Certain elements bind the stories together – quirky inhabitants of quirky seaside towns (“Mer” and “Something Rich and Strange”), the difficulty in recognizing inspiration, even when it’s right in front of you (“Which Witch” and “The Gorgon in the Cupboard”), the way simple desires lead us into very deep and dangerous waters (“Edith and Henry Go Motoring” and “Something Rich and Strange”) and younger characters stumbling their way toward the abiding power of ancient female wisdom (pretty much everything except for the jarring opener, “Weird”).
“Alien” is perhaps the standout here, a tale that, depending on how you read it, may or may not have any fantastic elements to it at all, except for the fantastic ways in which even well-meaning love can work at cross-purposes and small gestures can have unforeseen consequences. The narrator’s mother announces she’s been abducted by aliens, her family worries, and a small child does something that’s either the most innocent thing in the world or the thing that drives the aliens away, or both. And at the end, the narrator comes to a realization about what her mother may or may not have seen, and what it means for her, all told in the gentlest realistic style.
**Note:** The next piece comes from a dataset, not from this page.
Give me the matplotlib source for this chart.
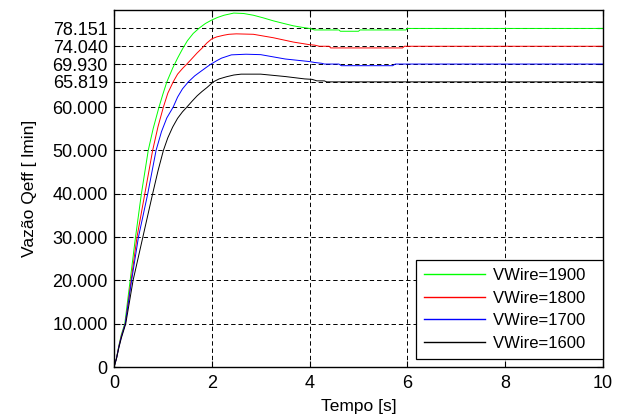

And it is precisely because the style is so soft-spoken and naturalistic that the implications hit so hard.
“The Gorgon in the Cupboard,” on the other hand, disguises itself as a stylized comedy of manners among the happening artistic set of a mythical city. The protagonist, Harry, is a minor player in the scene, a talented artist whose real muse vanished mid-painting and who’s fixated on another artist’s impossibly ethereal wife. Wacky hijinks ensue when an attempt to revisit the unfinished painting invokes the spirit of the mythical Medusa, whose turn as a sharp-tongues sassy sidekick should be familiar to anyone who’s ever watched a sitcom or a romantic comedy. But balanced against this is the harsh reality of the woman who had originally posed for Harry, now back in the city and in desperate straits, and the way in which slowly dawning realization of her situation serves to unravel the delightful, gauzy illusions of the charmed artists’ circle.
And then there’s “Something Rich and Strange,” in which a longstanding, imperfect but loving relationship is tested by the intrusion of inhuman powers bent on disruption. McKillip doesn’t quite stick the landing here – the setup is so gorgeous that the rationale for all the heartbreak inevitably falls short – but the journey is magnificent, filing the reader with dread for the characters even when the threats are merely hinted at.
The stories alone make this collection worthwhile. The two essays at the end elevate it to even rarer heights. Old fans and new alike will find Dreams of Distant Shores alternately enchanting, thought-provoking, and eminently worth the read.